L'individu est-il une fin pour la société ou un pantin à instruire, exploiter et mener à l'abattoir pour les besoins de la guerre? Tel est le problème qui se dresse devant nous ; c'est le problème du monde actuel ; l'individu est-il un instrument de la société, une pâte à modeler, ou la société existe-t-elle pour l'individu?"

"Comment allons-nous trouver la réponse à ces questions? Ce problème est grave, car si l'individu est l'instrument de la société, celle-ci est plus importante que lui. Si cela est vrai, il nous faut abandonner notre individualité et travailler pour la société ; tout notre système d'éducation doit se conformer à cette idée et l'individu doit être transformé en un instrument pour la société, laquelle, ensuite s'en débarrassera, le liquidera, le détruira. Mais si la société existe pour l'individu, sa fonction n'est pas de lui apprendre à se conformer à un modèle quel qu'il soit, mais de lui insuffler le sentiment, l'appel de la liberté. Il nous faut donc trouver lequel de ces deux points de vue est faux.

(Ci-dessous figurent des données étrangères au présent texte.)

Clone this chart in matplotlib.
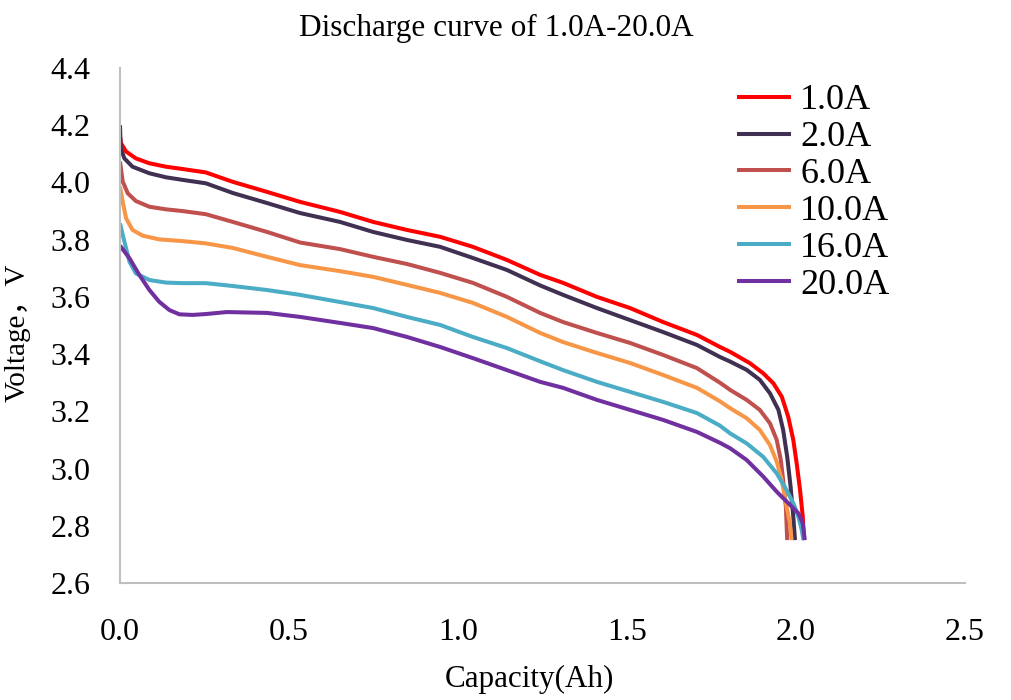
import matplotlib
matplotlib.use("Agg")
import matplotlib.pyplot as plt

plt.rcParams['font.family'] = ['Liberation Serif', 'Noto Sans CJK SC', 'DejaVu Sans']

labels = ["1.0A", "2.0A", "6.0A", "10.0A", "16.0A", "20.0A"]
colors = ["#FF0000", "#403152", "#C0504D", "#F79646", "#4BACC6", "#7030A0"]

cap_1A = [0.0, 0.003, 0.018, 0.047, 0.087, 0.136, 0.185, 0.254, 0.334, 0.435, 0.533, 0.651, 0.749, 0.849,
          0.947, 1.044, 1.145, 1.243, 1.311, 1.411, 1.509, 1.607, 1.707, 1.775, 1.805, 1.864, 1.903, 1.933,
          1.958, 1.977, 1.992, 2.002, 2.012, 2.020, 2.024]
v_1A = [4.16, 4.137, 4.108, 4.084, 4.067, 4.055, 4.047, 4.035, 4.002, 3.967, 3.932, 3.897, 3.862, 3.834,
        3.81, 3.775, 3.729, 3.677, 3.649, 3.60, 3.561, 3.512, 3.467, 3.425, 3.408, 3.368, 3.333, 3.298,
        3.251, 3.181, 3.10, 3.018, 2.925, 2.832, 2.75]

cap_2A = [0.0, 0.002, 0.013, 0.037, 0.087, 0.136, 0.185, 0.254, 0.334, 0.435, 0.533, 0.651, 0.749, 0.849,
          0.947, 1.044, 1.145, 1.243, 1.311, 1.411, 1.509, 1.607, 1.707, 1.775, 1.805, 1.854, 1.893, 1.923,
          1.948, 1.962, 1.974, 1.984, 1.992, 1.997]
v_2A = [4.20, 4.12, 4.084, 4.055, 4.032, 4.018, 4.009, 3.997, 3.963, 3.928, 3.893, 3.862, 3.827, 3.799,
        3.775, 3.736, 3.694, 3.640, 3.607, 3.561, 3.519, 3.477, 3.432, 3.39, 3.374, 3.345, 3.31, 3.263,
        3.205, 3.135, 3.041, 2.937, 2.832, 2.75]

cap_6A = [0.0, 0.008, 0.023, 0.047, 0.087, 0.136, 0.185, 0.254, 0.334, 0.435, 0.533, 0.651, 0.749, 0.849,
          0.947, 1.044, 1.145, 1.243, 1.311, 1.411, 1.509, 1.607, 1.707, 1.775, 1.805, 1.854, 1.893, 1.923,
          1.943, 1.955, 1.962, 1.970, 1.974]
v_6A = [4.073, 4.003, 3.962, 3.935, 3.915, 3.906, 3.90, 3.889, 3.862, 3.827, 3.79, 3.767, 3.74, 3.715,
        3.684, 3.649, 3.60, 3.544, 3.512, 3.474, 3.439, 3.397, 3.351, 3.30, 3.275, 3.24, 3.205, 3.158,
        3.10, 3.03, 2.96, 2.867, 2.75]

cap_10A = [0.0, 0.008, 0.018, 0.037, 0.067, 0.116, 0.185, 0.254, 0.334, 0.435, 0.533, 0.651, 0.749, 0.849,
           0.947, 1.044, 1.145, 1.243, 1.311, 1.411, 1.509, 1.607, 1.707, 1.775, 1.805, 1.854, 1.893, 1.923,
           1.943, 1.958, 1.970, 1.982, 1.987]
v_10A = [3.985, 3.933, 3.875, 3.834, 3.814, 3.801, 3.795, 3.787, 3.771, 3.74, 3.711, 3.69, 3.67, 3.642,
         3.614, 3.579, 3.53, 3.474, 3.442, 3.404, 3.369, 3.327, 3.282, 3.235, 3.211, 3.176, 3.135, 3.082,
         3.024, 2.96, 2.879, 2.809, 2.75]

cap_16A = [0.0, 0.013, 0.028, 0.047, 0.087, 0.136, 0.185, 0.254, 0.334, 0.435, 0.533, 0.651, 0.749, 0.849,
           0.947, 1.044, 1.145, 1.243, 1.311, 1.411, 1.509, 1.607, 1.707, 1.775, 1.805, 1.854, 1.903, 1.943,
           1.972, 1.992, 2.007, 2.017, 2.022]
v_16A = [3.857, 3.793, 3.723, 3.682, 3.659, 3.65, 3.648, 3.648, 3.638, 3.624, 3.607, 3.582, 3.561, 3.53,
         3.502, 3.46, 3.421, 3.375, 3.344, 3.303, 3.268, 3.233, 3.194, 3.15, 3.123, 3.088, 3.041, 2.983,
         2.925, 2.879, 2.832, 2.785, 2.75]

cap_20A = [0.0, 0.028, 0.057, 0.087, 0.116, 0.146, 0.176, 0.215, 0.254, 0.316, 0.435, 0.533, 0.651, 0.749,
           0.849, 0.947, 1.044, 1.145, 1.243, 1.311, 1.411, 1.509, 1.607, 1.707, 1.775, 1.805, 1.854, 1.903,
           1.943, 1.977, 2.007, 2.020, 2.026]
v_20A = [3.779, 3.735, 3.677, 3.624, 3.583, 3.554, 3.539, 3.537, 3.54, 3.547, 3.544, 3.53, 3.509, 3.491,
         3.46, 3.425, 3.386, 3.344, 3.303, 3.282, 3.24, 3.205, 3.17, 3.128, 3.09, 3.071, 3.03, 2.972,
         2.919, 2.879, 2.844, 2.809, 2.75]

caps = [cap_1A, cap_2A, cap_6A, cap_10A, cap_16A, cap_20A]
volts = [v_1A, v_2A, v_6A, v_10A, v_16A, v_20A]

x_ticks = [0.0, 0.5, 1.0, 1.5, 2.0, 2.5]
y_ticks = [2.6, 2.8, 3.0, 3.2, 3.4, 3.6, 3.8, 4.0, 4.2, 4.4]

fig = plt.figure(figsize=(10.11, 7.0), dpi=100)
ax = fig.add_axes([120/1011, 1-583/700, (965-120)/1011, (583-68)/700])

for c, v, lab, col in zip(caps, volts, labels, colors):
    ax.plot(c, v, color=col, lw=2.9, label=lab, solid_capstyle='butt', solid_joinstyle='round')

ax.set_xlim(0, 2.5)
ax.set_ylim(2.6, 4.4)
ax.set_xticks(x_ticks)
ax.set_xticklabels([f"{t:.1f}" for t in x_ticks])
ax.set_yticks(y_ticks)
ax.set_yticklabels([f"{t:.1f}" for t in y_ticks])
ax.tick_params(axis='both', length=0, labelsize=23)
ax.tick_params(axis='x', pad=25)
ax.tick_params(axis='y', pad=21)
for s in ['top', 'right']:
    ax.spines[s].set_visible(False)
for s in ['left', 'bottom']:
    ax.spines[s].set_color('#BFBFBF')
    ax.spines[s].set_linewidth(1.5)

fig.text(496/1011, 1-28/700, "Discharge curve of 1.0A-20.0A", ha='center', va='center', fontsize=22.5)
fig.text(529/1011, 1-679/700, "Capacity(Ah)", ha='center', va='center', fontsize=22.4)
fig.text(18/1011, 1-333/700, "Voltage，V", ha='center', va='center', rotation=90, fontsize=21)

leg = ax.legend(loc='upper left', bbox_to_anchor=(737/1011, 1-84/700), bbox_transform=fig.transFigure,
                frameon=False, fontsize=26, handlelength=1.5, handletextpad=0.25, labelspacing=0.1,
                borderpad=0, borderaxespad=0)

fig.savefig("out.png", dpi=100)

Où trouverons-nous cette réponse? Ce problème est vital, n'est-ce pas? Sa solution ne dépend d'aucune idéologie, de droite ou de gauche, car si elle devait dépendre d'une idéologie, elle ne serait qu'une affaire d'opinion. Les idées sont toujours une source d'inimitié, de confusion, de conflits. Si vous vous basez sur ce que disent la droite ou la gauche, ou sur des livres sacrés, vous êtes esclaves de l'opinion du Bouddha, du Christ, des capitalistes, des communistes ou d'autres personnes. Et ce sont là des idées, non des faits.

Un fait ne peut jamais être nié. C'est l'opinion sur un fait qui est toujours discutable. Si nous pouvons découvrir la vérité concernant la question qui nous occupe, nous pourrons agir indépendamment de toute opinion. N'est-il donc pas nécessaire de rejeter tout ce que les autres ont dit à ce sujet ? L'opinion de l'homme de gauche, de droite ou du centre est le produit de son conditionnement ; l'adopter n'est pas connaître la vérité.

Comment découvrirons-nous cette vérité ? Il est évident que pour être capables d'examiner ce problème indépendamment de toute opinion, il nous faut d'abord nous affranchir de toutes les propagandes. La première tâche de l'éducation doit être d'éveiller l'individu à cette liberté d'esprit. Pour voir si ce que je dis là est vrai, il vous faut avoir l'esprit très clair, ce qui veut dire ne dépendre d'aucune autorité. Lorsque vous choisissez un chef pour qu'il vous dise quoi penser, vous le faites parce que vous êtes dans un état de confusion ; par conséquent ce chef est dans la même confusion, et c'est cela qui se produit partout. Donc vos chefs ne pourront ni vous guider ni vous aider.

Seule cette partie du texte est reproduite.